start PROVIDED MATERIAL

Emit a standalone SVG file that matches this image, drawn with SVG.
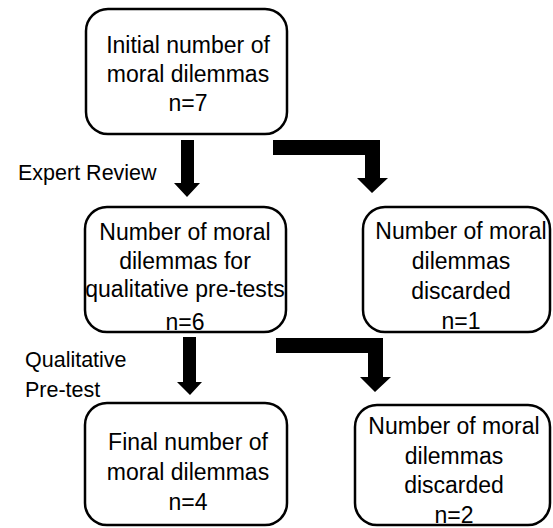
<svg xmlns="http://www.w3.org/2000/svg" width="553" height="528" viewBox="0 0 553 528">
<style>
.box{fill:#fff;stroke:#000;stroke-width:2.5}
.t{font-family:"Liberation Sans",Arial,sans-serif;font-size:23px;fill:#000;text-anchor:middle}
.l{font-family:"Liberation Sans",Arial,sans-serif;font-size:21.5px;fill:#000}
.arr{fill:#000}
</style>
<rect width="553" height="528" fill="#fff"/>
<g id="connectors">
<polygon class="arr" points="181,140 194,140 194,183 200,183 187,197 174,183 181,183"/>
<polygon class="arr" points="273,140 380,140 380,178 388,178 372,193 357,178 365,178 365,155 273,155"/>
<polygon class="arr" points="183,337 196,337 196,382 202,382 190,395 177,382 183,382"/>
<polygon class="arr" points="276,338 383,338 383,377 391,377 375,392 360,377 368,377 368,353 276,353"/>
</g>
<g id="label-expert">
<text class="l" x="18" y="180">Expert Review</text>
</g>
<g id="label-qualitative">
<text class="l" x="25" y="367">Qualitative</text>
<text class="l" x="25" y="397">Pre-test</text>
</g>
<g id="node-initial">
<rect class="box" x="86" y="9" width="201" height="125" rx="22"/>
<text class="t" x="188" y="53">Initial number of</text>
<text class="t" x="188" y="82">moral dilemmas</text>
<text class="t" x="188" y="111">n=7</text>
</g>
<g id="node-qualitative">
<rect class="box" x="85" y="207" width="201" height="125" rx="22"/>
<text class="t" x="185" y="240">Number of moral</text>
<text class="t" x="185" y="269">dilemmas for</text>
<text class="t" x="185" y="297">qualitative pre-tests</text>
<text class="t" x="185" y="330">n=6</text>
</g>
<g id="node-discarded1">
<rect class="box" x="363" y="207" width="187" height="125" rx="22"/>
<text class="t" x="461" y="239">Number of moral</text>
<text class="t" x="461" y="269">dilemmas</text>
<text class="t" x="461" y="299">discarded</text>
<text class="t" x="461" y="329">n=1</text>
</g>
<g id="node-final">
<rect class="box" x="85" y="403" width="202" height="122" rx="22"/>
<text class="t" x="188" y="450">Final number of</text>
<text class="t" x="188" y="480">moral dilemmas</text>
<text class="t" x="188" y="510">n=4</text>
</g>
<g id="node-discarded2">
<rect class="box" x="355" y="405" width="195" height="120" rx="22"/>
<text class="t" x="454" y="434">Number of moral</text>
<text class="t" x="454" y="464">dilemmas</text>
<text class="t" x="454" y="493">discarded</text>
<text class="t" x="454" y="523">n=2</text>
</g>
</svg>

end PROVIDED MATERIAL

**TASK OBJECTIVE**
Drop the images and repeat the data exactly.

**REPLY**
Emit a standalone SVG file that matches this image, drawn with SVG.
<svg xmlns="http://www.w3.org/2000/svg" width="553" height="528" viewBox="0 0 553 528">
<style>
.box{fill:#fff;stroke:#000;stroke-width:2.5}
.t{font-family:"Liberation Sans",Arial,sans-serif;font-size:23px;fill:#000;text-anchor:middle}
.l{font-family:"Liberation Sans",Arial,sans-serif;font-size:21.5px;fill:#000}
.arr{fill:#000}
</style>
<rect width="553" height="528" fill="#fff"/>
<g id="connectors">
<polygon class="arr" points="181,140 194,140 194,183 200,183 187,197 174,183 181,183"/>
<polygon class="arr" points="273,140 380,140 380,178 388,178 372,193 357,178 365,178 365,155 273,155"/>
<polygon class="arr" points="183,337 196,337 196,382 202,382 190,395 177,382 183,382"/>
<polygon class="arr" points="276,338 383,338 383,377 391,377 375,392 360,377 368,377 368,353 276,353"/>
</g>
<g id="label-expert">
<text class="l" x="18" y="180">Expert Review</text>
</g>
<g id="label-qualitative">
<text class="l" x="25" y="367">Qualitative</text>
<text class="l" x="25" y="397">Pre-test</text>
</g>
<g id="node-initial">
<rect class="box" x="86" y="9" width="201" height="125" rx="22"/>
<text class="t" x="188" y="53">Initial number of</text>
<text class="t" x="188" y="82">moral dilemmas</text>
<text class="t" x="188" y="111">n=7</text>
</g>
<g id="node-qualitative">
<rect class="box" x="85" y="207" width="201" height="125" rx="22"/>
<text class="t" x="185" y="240">Number of moral</text>
<text class="t" x="185" y="269">dilemmas for</text>
<text class="t" x="185" y="297">qualitative pre-tests</text>
<text class="t" x="185" y="330">n=6</text>
</g>
<g id="node-discarded1">
<rect class="box" x="363" y="207" width="187" height="125" rx="22"/>
<text class="t" x="461" y="239">Number of moral</text>
<text class="t" x="461" y="269">dilemmas</text>
<text class="t" x="461" y="299">discarded</text>
<text class="t" x="461" y="329">n=1</text>
</g>
<g id="node-final">
<rect class="box" x="85" y="403" width="202" height="122" rx="22"/>
<text class="t" x="188" y="450">Final number of</text>
<text class="t" x="188" y="480">moral dilemmas</text>
<text class="t" x="188" y="510">n=4</text>
</g>
<g id="node-discarded2">
<rect class="box" x="355" y="405" width="195" height="120" rx="22"/>
<text class="t" x="454" y="434">Number of moral</text>
<text class="t" x="454" y="464">dilemmas</text>
<text class="t" x="454" y="493">discarded</text>
<text class="t" x="454" y="523">n=2</text>
</g>
</svg>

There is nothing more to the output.